Randy Newman is one of the greatest songwriters of our time. He started in the early 60s as a songsmith for hire before developing a unique voice of his own, writing whip-smart, fearless and hummable songs that cut to the core of society’s ills. Over the course of 11 solo albums and countless film soundtracks he has assembled a body of work like no other. Whittling it down to its finest moments is no easy task, but here is our attempt to distil such a wide-ranging discography into 20 of the best Randy Newman songs.
Listen to the best of Randy Newman here, and check out our best Randy Newman songs, below.
20: Simon Smith And The Amazing Dancing Bear (from ‘Sail Away’, 1972)

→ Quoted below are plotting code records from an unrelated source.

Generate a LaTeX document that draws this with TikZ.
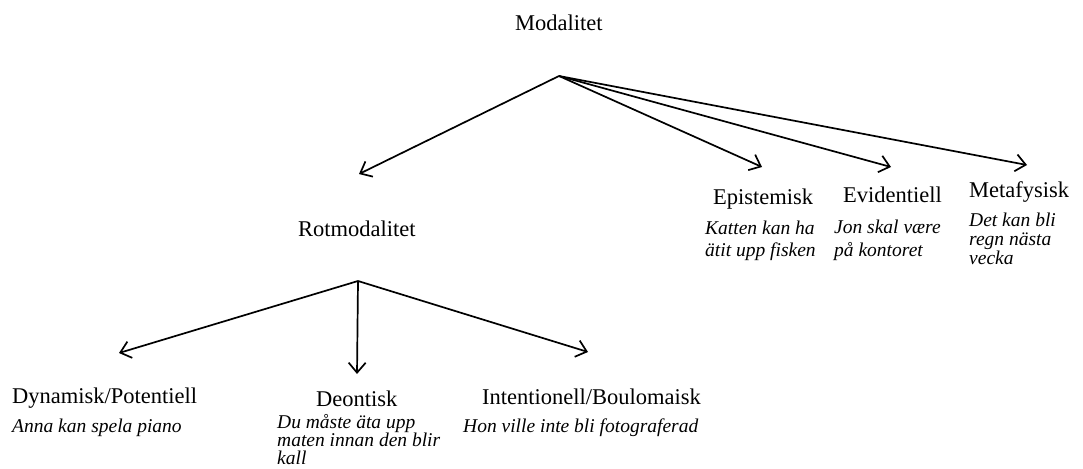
\documentclass[tikz,border=0pt]{standalone}
\usepackage{fontspec}
\setmainfont{Liberation Serif}
\usetikzlibrary{arrows.meta}
\tikzset{
  cat/.style={inner sep=0pt, anchor=base west, font=\fontsize{22.5}{27}\selectfont},
  % multi-line nodes: base anchor sits on the last line's baseline
  ex/.style={inner sep=0pt, anchor=base west, align=left, font=\fontsize{19.5}{#1}\selectfont\itshape},
  ex/.default=22,
  link/.style={line width=1.7pt, -{Straight Barb[length=10pt,width=17pt,line width=1.7pt]}}
}
\begin{document}
\begin{tikzpicture}[x=1pt,y=-1pt]
\useasboundingbox (0,0) rectangle (1083,468);
% top level
\node[cat] (mod) at (515,31) {Modalitet};
\coordinate (o1) at (559,76);
\node[cat] (rot) at (298,236) {Rotmodalitet};
\node[cat] (epi) at (713,204) {Epistemisk};
\node[ex] (epiex) at (705,256) {Katten kan ha\\ätit upp fisken};
\node[cat] (evi) at (843,202) {Evidentiell};
\node[ex=23] (eviex) at (834,256) {Jon skal være\\på kontoret};
\node[cat] (met) at (969,197) {Metafysisk};
\node[ex=19] (metex) at (969,264) {Det kan bli\\regn nästa\\vecka};
\coordinate (tR) at (359,174);
\coordinate (tE) at (762,167);
\coordinate (tV) at (891,167);
\coordinate (tM) at (1027,165);
\draw[link] (o1) -- (tR);
\draw[link] (o1) -- (tE);
\draw[link] (o1) -- (tV);
\draw[link] (o1) -- (tM);
% second level
\coordinate (o2) at (358,281);
\node[cat] (dyn) at (12,403) {Dynamisk/Potentiell};
\node[ex] (dynex) at (12,432) {Anna kan spela piano};
\node[cat] (deo) at (316,406) {Deontisk};
\node[ex=18] (deoex) at (277,464) {Du måste äta upp\\maten innan den blir\\kall};
\node[cat] (int) at (482,404) {Intentionell/Boulomaisk};
\node[ex] (intex) at (463,432) {Hon ville inte bli fotograferad};
\coordinate (tD) at (119,353);
\coordinate (tO) at (357,374);
\coordinate (tI) at (588,352);
\draw[link] (o2) -- (tD);
\draw[link] (o2) -- (tO);
\draw[link] (o2) -- (tI);
\end{tikzpicture}
\end{document}
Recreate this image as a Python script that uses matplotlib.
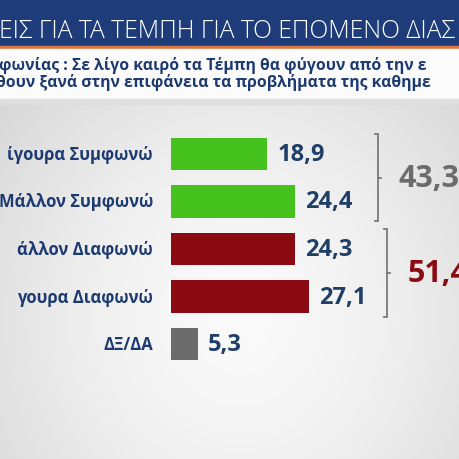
import numpy as np
import matplotlib
matplotlib.use("Agg")
import matplotlib.pyplot as plt
from matplotlib.patches import Rectangle

plt.rcParams['font.family'] = ['Open Sans', 'DejaVu Sans']

# data (cropped TV poll graphic)
title = "ΕΙΣ ΓΙΑ ΤΑ ΤΕΜΠΗ ΓΙΑ ΤΟ ΕΠΟΜΕΝΟ ΔΙΑΣ"
subtitle_1 = "φωνίας : Σε λίγο καιρό τα Τέμπη θα φύγουν από την ε"
subtitle_2 = "θουν ξανά στην επιφάνεια τα προβλήματα της καθημε"
labels = ["ίγουρα Συμφωνώ", "Μάλλον Συμφωνώ", "άλλον Διαφωνώ", "γουρα Διαφωνώ", "ΔΞ/ΔΑ"]
values = [18.9, 24.4, 24.3, 27.1, 5.3]
colors = ["#46c21e", "#46c21e", "#8c0b12", "#8c0b12", "#6b6b6b"]
groups = [(0, 1, "#6b6b6b"), (2, 3, "#8c0b12")]

W, H = 460, 460
fig = plt.figure(figsize=(4.6, 4.6), dpi=100)

# background
bg = fig.add_axes([0, 0, 1, 1])
bg.set_xlim(0, W)
bg.set_ylim(H, 0)
bg.axis("off")
yy, xx = np.mgrid[0:H, 0:W]
r = np.sqrt(((xx - 240) / 300.0) ** 2 + ((yy - 320) / 330.0) ** 2)
shade = np.clip(0.98 - 0.13 * r ** 1.6, 0.84, 0.98)
bg.imshow(np.dstack([shade] * 3), extent=[0, W, H, 0], aspect="auto")
bg.add_patch(Rectangle((0, 0), W, 47, color="#1d3c79"))
bg.add_patch(Rectangle((0, 47), W, 2.5, color="#d9773f"))
bg.add_patch(Rectangle((0, 49.5), W, 50, color="#fbfbfb"))
bg.add_patch(Rectangle((0, 99.5), W, 5, color="#dedede"))
bg.text(-1, 32, title, color="white", fontsize=17.8, fontweight="light",
        va="center", ha="left")
bg.text(-1, 66, subtitle_1, color="#1d3a70", fontsize=11.3, fontweight="bold",
        va="center", ha="left")
bg.text(-4, 82.5, subtitle_2, color="#1d3a70", fontsize=11.3, fontweight="bold",
        va="center", ha="left")

# bars
px_per_unit = 5.1
left_px, top_px, slot_px = 171, 131, 47.6
ax = fig.add_axes([left_px / W, 1 - (top_px + 5 * slot_px) / H,
                   (W - left_px) / W, 5 * slot_px / H])
ax.set_xlim(0, (W - left_px) / px_per_unit)
ax.set_ylim(4.5, -0.5)
ax.axis("off")
ax.patch.set_alpha(0)

ypos = np.arange(len(values))
ax.barh(ypos, values, height=0.68, color=colors, edgecolor="none")
for y, v, lab in zip(ypos, values, labels):
    ax.annotate(f"{v:.1f}".replace(".", ","), (v, y), xytext=(7, 0),
                textcoords="offset points", va="center", ha="left",
                fontsize=17, fontweight="bold", color="#1f3f67")
    ax.annotate(lab, (0, y), xytext=(-13, 0), textcoords="offset points",
                va="center", ha="right", fontsize=12, fontweight="bold",
                color="#1d3a70")

# brackets with totals
bx = [(378 - left_px) / px_per_unit, (387 - left_px) / px_per_unit]
for (a, b, col), x in zip(groups, bx):
    y0, y1 = a - 0.42, b + 0.42
    ym = (a + b) / 2
    hook = 0.6
    ax.plot([x - hook, x, x, x - hook], [y0, y0, y1, y1], color="#7a7a7a",
            lw=1.3, solid_joinstyle="miter")
    ax.plot([x, x + hook], [ym, ym], color="#7a7a7a", lw=1.3)
    total = sum(values[a:b + 1])
    ax.annotate(f"{total:.1f}".replace(".", ","), (x, ym), xytext=(15, 0),
                textcoords="offset points", va="center", ha="left",
                fontsize=22, fontweight="bold", color=col)

fig.savefig("out.png", dpi=100)
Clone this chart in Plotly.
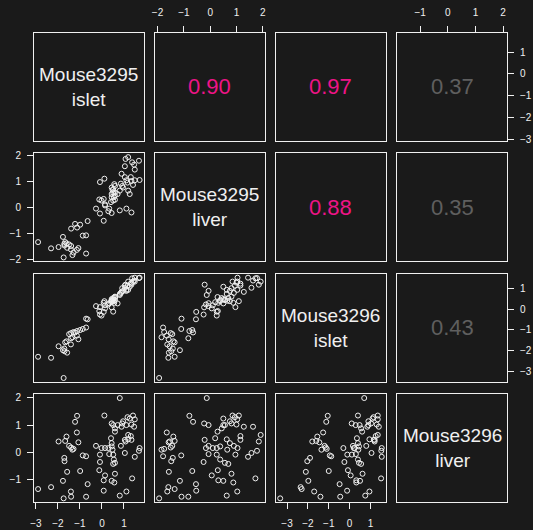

What better place to start looking at the best Randy Newman songs than with the one Newman himself credits as being the first song he felt was truly his own? The eureka moment came as he was struggling with the lyrics to a romantic song about a girl named Suzie, as he later told The Times: “I did the tune quick… but the lyric. I was thinking of a rhyme for ‘where’ and I came across ‘bear’.” Realising that nothing was stopping him from writing a song about a bear, Newman crafted new lyrics that dealt with cruelty and privilege. In Simon Smith And The Amazing Dancing Bear, Simon is a down-on-his-luck entertainer reduced to making his pet bear dance for the amusement of “well-fed faces”. Smith kids himself he’s doing it for glamour and fame (“They’ll love us, won’t they?”), and that the rich are accepting of him and his bear, but, in reality, he’s trapped in a cycle of cruelty (“They feed us, don’t they?”). The bleak and intelligent lyric is set to such a jaunty, hook-filled melody that it became a Top 5 UK for The Alan Price Set in 1967, and a highlight of Newman’s Sail Away album in 1972.